Comment qualifier de plus le non-respect des lois par le gouvernement, sinon, au minimum, de faute morale ? Le gouvernement s’est assis et s’assoit encore, à Calais, au minimum, sur douze lois ou réglementations françaises. La plus grave entorse est la non –scolarisation des enfants de moins de 16 ans, pourtant obligatoire quel que soit le statut des parents. La moindre est l’installation des réfugiés dans une zone Seveso… Plus globalement, le gouvernement ne respecte pas les règles internationales et européennes en matière d’accueil des réfugiés et de protection des personnes vulnérables. Il serait trop long d’établir la liste de ces infractions au droit, soulignées depuis des mois par des organisations ou institutions aussi extrémistes que la C.N.D.H., le Défenseur des Droits, le H.C.R., la CIMADE, le Secours Catholique ou Amnesty International… Le lecteur est renvoyé vers ces rapports aussi nombreux que sans suite réelle, puisqu’ignorés par les politiques au pouvoir.

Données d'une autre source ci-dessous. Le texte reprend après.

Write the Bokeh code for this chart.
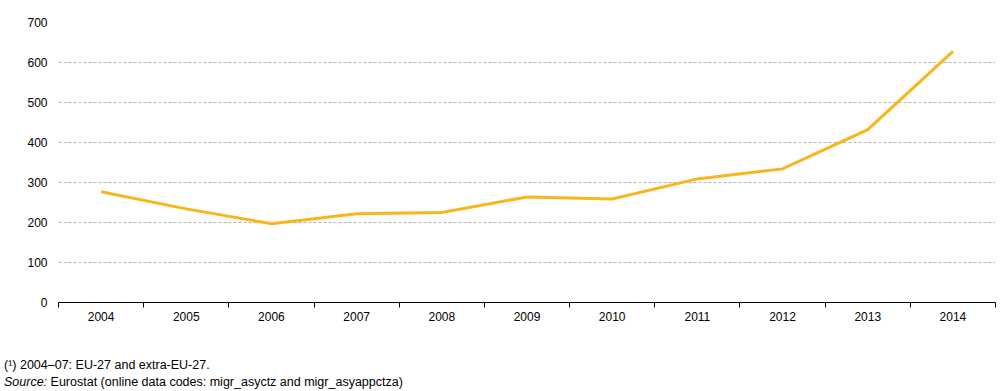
from bokeh.plotting import figure
from bokeh.models import FixedTicker, Div
from bokeh.layouts import column
from bokeh.embed import file_html
from bokeh.resources import INLINE

years = ["2004", "2005", "2006", "2007", "2008", "2009", "2010", "2011", "2012", "2013", "2014"]
values = [277, 234, 197, 222, 225, 264, 259, 309, 334, 432, 628]
y_ticks = [0, 100, 200, 300, 400, 500, 600, 700]
note1 = "(¹) 2004–07: EU-27 and extra-EU-27."
note2_italic = "Source:"
note2_rest = "Eurostat (online data codes: migr_asyctz and migr_asyappctza)"

FONT = "Liberation Sans"
x = [i + 0.5 for i in range(len(years))]

p = figure(width=1005, height=357, output_backend="svg", toolbar_location=None,
           x_range=(0, len(years)), y_range=(0, 700),
           min_border_left=58, min_border_right=10, min_border_top=22, min_border_bottom=55)
p.outline_line_color = None
p.background_fill_color = "white"
p.border_fill_color = "white"

p.line(x, values, line_color="#F9B51D", line_width=3, line_join="miter")

# x axis: labels at centers, ticks at boundaries
p.xaxis.ticker = FixedTicker(ticks=x, minor_ticks=list(range(len(years) + 1)))
p.xaxis.major_label_overrides = {xi: y for xi, y in zip(x, years)}
p.xaxis.major_tick_line_color = None
p.xaxis.minor_tick_line_color = "black"
p.xaxis.minor_tick_in = 0
p.xaxis.minor_tick_out = 5
p.xaxis.axis_line_color = "black"
p.xaxis.axis_line_width = 1
p.xaxis.major_label_text_font = FONT
p.xaxis.major_label_text_font_size = "12px"
p.xaxis.major_label_text_color = "#000000"
p.xaxis.major_label_standoff = 3

p.yaxis.ticker = FixedTicker(ticks=y_ticks)
p.yaxis.axis_line_color = None
p.yaxis.major_tick_line_color = None
p.yaxis.minor_tick_line_color = None
p.yaxis.major_label_text_font = FONT
p.yaxis.major_label_text_font_size = "12px"
p.yaxis.major_label_text_color = "#000000"
p.yaxis.major_label_standoff = 5

p.xgrid.grid_line_color = None
p.ygrid.grid_line_color = "#b4b4b4"
p.ygrid.grid_line_dash = "3 2"
p.ygrid.grid_line_width = 1

notes = Div(
    text=(f"<div>{note1}</div>"
          f"<div><i>{note2_italic}</i> {note2_rest}</div>"),
    width=1000, height=34,
    styles={"font-family": FONT, "font-size": "12.5px", "line-height": "17px",
            "color": "#000000", "margin-left": "4px", "margin-top": "0px"},
)

layout = column(p, notes, spacing=0)
open("out.html", "w").write(file_html(layout, INLINE))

En un peu plus d’une année, le gouvernement Valls-Cazeneuve a donc failli à ses propres objectifs : maîtriser la situation migratoire et vider l’abcès calaisien. Il a donné beaucoup moins que le minimum en termes de protection des réfugiés. Il n’a pas réussi à ramener le calme et l’ordre à Calais. Il a constamment piloté à vue et continue de le faire. Il a perdu son âme, ou du moins ce qu’il semblait avoir en âme, en cumulant les fautes morales. Ce quadruple échec va apparaître de plus en plus évident dans les mois à venir.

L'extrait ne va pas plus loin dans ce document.